# Work required
Leave out the pictures and reproduce all of the data exactly.

# Material
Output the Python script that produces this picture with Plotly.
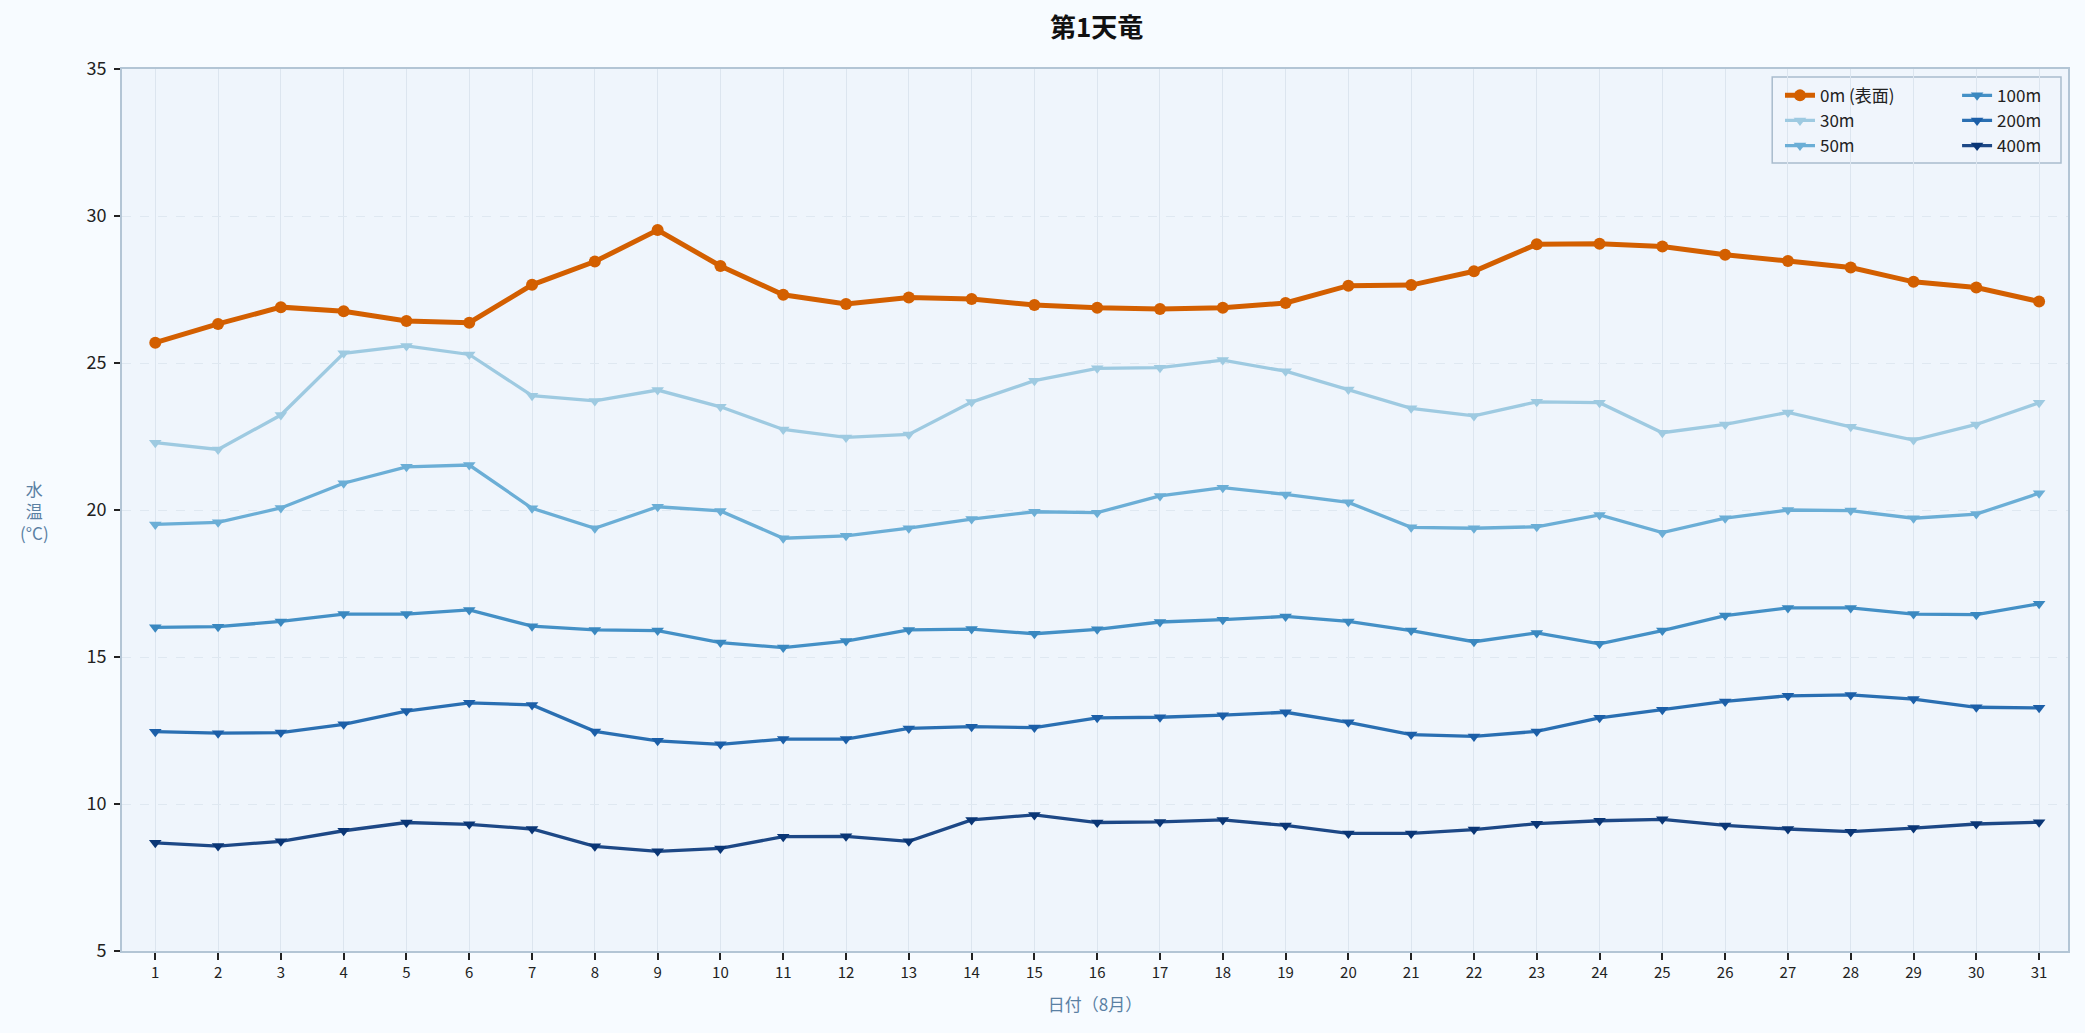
import plotly.graph_objects as go

# 8月の日付
days = list(range(1, 32))

# 深度別の水温 (°C)
t_0m = [25.69, 26.33, 26.90, 26.76, 26.43, 26.37, 27.66, 28.45, 29.52, 28.30,
        27.32, 27.01, 27.23, 27.18, 26.97, 26.88, 26.84, 26.88, 27.04, 27.63,
        27.65, 28.12, 29.04, 29.06, 28.96, 28.68, 28.47, 28.25, 27.76, 27.57, 27.09]
t_30m = [22.29, 22.06, 23.23, 25.33, 25.58, 25.29, 23.89, 23.71, 24.08, 23.51,
         22.74, 22.47, 22.57, 23.67, 24.40, 24.82, 24.84, 25.10, 24.72, 24.10,
         23.46, 23.20, 23.68, 23.65, 22.63, 22.91, 23.32, 22.83, 22.38, 22.91, 23.65]
t_50m = [19.51, 19.58, 20.07, 20.91, 21.47, 21.53, 20.06, 19.38, 20.11, 19.97,
         19.04, 19.12, 19.38, 19.69, 19.94, 19.91, 20.48, 20.76, 20.53, 20.26,
         19.41, 19.38, 19.43, 19.83, 19.23, 19.72, 20.00, 19.98, 19.72, 19.86, 20.57]
t_100m = [16.01, 16.03, 16.21, 16.46, 16.46, 16.60, 16.05, 15.92, 15.90, 15.49,
          15.32, 15.54, 15.92, 15.95, 15.79, 15.94, 16.19, 16.27, 16.38, 16.21,
          15.90, 15.52, 15.82, 15.45, 15.90, 16.41, 16.67, 16.67, 16.46, 16.44, 16.81]
t_200m = [12.46, 12.41, 12.43, 12.71, 13.16, 13.44, 13.37, 12.47, 12.15, 12.03,
          12.21, 12.21, 12.57, 12.63, 12.60, 12.93, 12.95, 13.02, 13.12, 12.78,
          12.36, 12.30, 12.47, 12.93, 13.21, 13.49, 13.68, 13.71, 13.57, 13.29, 13.27]
t_400m = [8.68, 8.57, 8.73, 9.09, 9.37, 9.31, 9.15, 8.56, 8.39, 8.49,
          8.89, 8.90, 8.73, 9.46, 9.63, 9.37, 9.39, 9.46, 9.27, 9.00,
          9.00, 9.13, 9.33, 9.43, 9.48, 9.27, 9.15, 9.06, 9.18, 9.32, 9.38]

FONT = "Noto Sans CJK JP"
LABEL_COLOR = "#5a80a3"

fig = go.Figure()

# 表面
fig.add_trace(go.Scatter(
    x=days, y=t_0m, name="0m (表面)", mode="lines+markers",
    line=dict(color="#d35f00", width=5),
    marker=dict(symbol="circle", size=12, color="#d35f00"),
    legend="legend",
))

# 深層 (青系)
deep = [
    ("30m", t_30m, "#9ecae1", "#9ecae1", "legend"),
    ("50m", t_50m, "#6baed6", "#6baed6", "legend"),
    ("100m", t_100m, "#4490c6", "#3a88c0", "legend2"),
    ("200m", t_200m, "#2a6fb2", "#1c5fa8", "legend2"),
    ("400m", t_400m, "#1d4886", "#0a3676", "legend2"),
]
for name, vals, lc, mc, lg in deep:
    fig.add_trace(go.Scatter(
        x=days, y=vals, name=name, mode="lines+markers",
        line=dict(color=lc, width=3.3),
        marker=dict(symbol="triangle-down", size=11, color=mc),
        legend=lg,
    ))

legend_common = dict(
    bgcolor="rgba(0,0,0,0)", borderwidth=0,
    font=dict(family=FONT, size=17, color="#222"),
    yanchor="top", xanchor="left", y=0.99,
    tracegroupgap=0,
)

fig.update_layout(
    width=2085, height=1033,
    paper_bgcolor="#f7fbff",
    plot_bgcolor="#eff5fc",
    margin=dict(l=122, r=17, t=69, b=82),
    font=dict(family=FONT, color="#222"),
    title=dict(text="<b>第1天竜</b>", x=0.526, xanchor="center", y=0.973,
               yanchor="middle", font=dict(family=FONT, size=26, color="#111")),
    legend=dict(x=0.852, **legend_common),
    legend2=dict(x=0.943, **legend_common),
    showlegend=True,
    shapes=[dict(
        type="rect", xref="paper", yref="paper",
        x0=0.848, x1=0.9964, y0=0.8934, y1=0.991,
        line=dict(color="#a9bccd", width=1.5),
        fillcolor="rgba(240,245,252,0.9)", layer="below",
    )],
)

fig.update_xaxes(
    range=[0.47, 31.46], tickmode="array", tickvals=days,
    ticks="outside", ticklen=7, tickwidth=1.5, tickcolor="#222",
    tickfont=dict(family=FONT, size=15, color="#222"),
    showgrid=True, gridcolor="#dce5ef", gridwidth=1,
    showline=True, linecolor="#b3c5d5", linewidth=2, mirror=True,
    zeroline=False,
    title=dict(text="日付（8月）", font=dict(family=FONT, size=17, color=LABEL_COLOR),
               standoff=18),
)
fig.update_yaxes(
    range=[5, 35], dtick=5,
    ticks="outside", ticklen=6, tickwidth=2, tickcolor="#222",
    tickfont=dict(family=FONT, size=18, color="#222"),
    ticklabelstandoff=4,
    showgrid=True, gridcolor="#dfe8f1", gridwidth=1, griddash="dash",
    showline=True, linecolor="#b3c5d5", linewidth=2, mirror=True,
    zeroline=False,
    title=dict(text=""),
)

# y軸タイトル (横書きで縦に並べる)
fig.add_annotation(
    text="水<br>温<br>(°C)", xref="paper", yref="paper",
    x=-0.045, y=0.5, xanchor="center", yanchor="middle", showarrow=False,
    font=dict(family=FONT, size=17, color=LABEL_COLOR),
)

# ページ余白を消して図を左上に合わせる
fig.write_html(
    "out.html",
    config={"displayModeBar": False},
    post_script="document.body.style.margin='0';document.body.style.background='#f7fbff';",
)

# Problem solution
Output the Python script that produces this picture with Plotly.
import plotly.graph_objects as go

# 8月の日付
days = list(range(1, 32))

# 深度別の水温 (°C)
t_0m = [25.69, 26.33, 26.90, 26.76, 26.43, 26.37, 27.66, 28.45, 29.52, 28.30,
        27.32, 27.01, 27.23, 27.18, 26.97, 26.88, 26.84, 26.88, 27.04, 27.63,
        27.65, 28.12, 29.04, 29.06, 28.96, 28.68, 28.47, 28.25, 27.76, 27.57, 27.09]
t_30m = [22.29, 22.06, 23.23, 25.33, 25.58, 25.29, 23.89, 23.71, 24.08, 23.51,
         22.74, 22.47, 22.57, 23.67, 24.40, 24.82, 24.84, 25.10, 24.72, 24.10,
         23.46, 23.20, 23.68, 23.65, 22.63, 22.91, 23.32, 22.83, 22.38, 22.91, 23.65]
t_50m = [19.51, 19.58, 20.07, 20.91, 21.47, 21.53, 20.06, 19.38, 20.11, 19.97,
         19.04, 19.12, 19.38, 19.69, 19.94, 19.91, 20.48, 20.76, 20.53, 20.26,
         19.41, 19.38, 19.43, 19.83, 19.23, 19.72, 20.00, 19.98, 19.72, 19.86, 20.57]
t_100m = [16.01, 16.03, 16.21, 16.46, 16.46, 16.60, 16.05, 15.92, 15.90, 15.49,
          15.32, 15.54, 15.92, 15.95, 15.79, 15.94, 16.19, 16.27, 16.38, 16.21,
          15.90, 15.52, 15.82, 15.45, 15.90, 16.41, 16.67, 16.67, 16.46, 16.44, 16.81]
t_200m = [12.46, 12.41, 12.43, 12.71, 13.16, 13.44, 13.37, 12.47, 12.15, 12.03,
          12.21, 12.21, 12.57, 12.63, 12.60, 12.93, 12.95, 13.02, 13.12, 12.78,
          12.36, 12.30, 12.47, 12.93, 13.21, 13.49, 13.68, 13.71, 13.57, 13.29, 13.27]
t_400m = [8.68, 8.57, 8.73, 9.09, 9.37, 9.31, 9.15, 8.56, 8.39, 8.49,
          8.89, 8.90, 8.73, 9.46, 9.63, 9.37, 9.39, 9.46, 9.27, 9.00,
          9.00, 9.13, 9.33, 9.43, 9.48, 9.27, 9.15, 9.06, 9.18, 9.32, 9.38]

FONT = "Noto Sans CJK JP"
LABEL_COLOR = "#5a80a3"

fig = go.Figure()

# 表面
fig.add_trace(go.Scatter(
    x=days, y=t_0m, name="0m (表面)", mode="lines+markers",
    line=dict(color="#d35f00", width=5),
    marker=dict(symbol="circle", size=12, color="#d35f00"),
    legend="legend",
))

# 深層 (青系)
deep = [
    ("30m", t_30m, "#9ecae1", "#9ecae1", "legend"),
    ("50m", t_50m, "#6baed6", "#6baed6", "legend"),
    ("100m", t_100m, "#4490c6", "#3a88c0", "legend2"),
    ("200m", t_200m, "#2a6fb2", "#1c5fa8", "legend2"),
    ("400m", t_400m, "#1d4886", "#0a3676", "legend2"),
]
for name, vals, lc, mc, lg in deep:
    fig.add_trace(go.Scatter(
        x=days, y=vals, name=name, mode="lines+markers",
        line=dict(color=lc, width=3.3),
        marker=dict(symbol="triangle-down", size=11, color=mc),
        legend=lg,
    ))

legend_common = dict(
    bgcolor="rgba(0,0,0,0)", borderwidth=0,
    font=dict(family=FONT, size=17, color="#222"),
    yanchor="top", xanchor="left", y=0.99,
    tracegroupgap=0,
)

fig.update_layout(
    width=2085, height=1033,
    paper_bgcolor="#f7fbff",
    plot_bgcolor="#eff5fc",
    margin=dict(l=122, r=17, t=69, b=82),
    font=dict(family=FONT, color="#222"),
    title=dict(text="<b>第1天竜</b>", x=0.526, xanchor="center", y=0.973,
               yanchor="middle", font=dict(family=FONT, size=26, color="#111")),
    legend=dict(x=0.852, **legend_common),
    legend2=dict(x=0.943, **legend_common),
    showlegend=True,
    shapes=[dict(
        type="rect", xref="paper", yref="paper",
        x0=0.848, x1=0.9964, y0=0.8934, y1=0.991,
        line=dict(color="#a9bccd", width=1.5),
        fillcolor="rgba(240,245,252,0.9)", layer="below",
    )],
)

fig.update_xaxes(
    range=[0.47, 31.46], tickmode="array", tickvals=days,
    ticks="outside", ticklen=7, tickwidth=1.5, tickcolor="#222",
    tickfont=dict(family=FONT, size=15, color="#222"),
    showgrid=True, gridcolor="#dce5ef", gridwidth=1,
    showline=True, linecolor="#b3c5d5", linewidth=2, mirror=True,
    zeroline=False,
    title=dict(text="日付（8月）", font=dict(family=FONT, size=17, color=LABEL_COLOR),
               standoff=18),
)
fig.update_yaxes(
    range=[5, 35], dtick=5,
    ticks="outside", ticklen=6, tickwidth=2, tickcolor="#222",
    tickfont=dict(family=FONT, size=18, color="#222"),
    ticklabelstandoff=4,
    showgrid=True, gridcolor="#dfe8f1", gridwidth=1, griddash="dash",
    showline=True, linecolor="#b3c5d5", linewidth=2, mirror=True,
    zeroline=False,
    title=dict(text=""),
)

# y軸タイトル (横書きで縦に並べる)
fig.add_annotation(
    text="水<br>温<br>(°C)", xref="paper", yref="paper",
    x=-0.045, y=0.5, xanchor="center", yanchor="middle", showarrow=False,
    font=dict(family=FONT, size=17, color=LABEL_COLOR),
)

# ページ余白を消して図を左上に合わせる
fig.write_html(
    "out.html",
    config={"displayModeBar": False},
    post_script="document.body.style.margin='0';document.body.style.background='#f7fbff';",
)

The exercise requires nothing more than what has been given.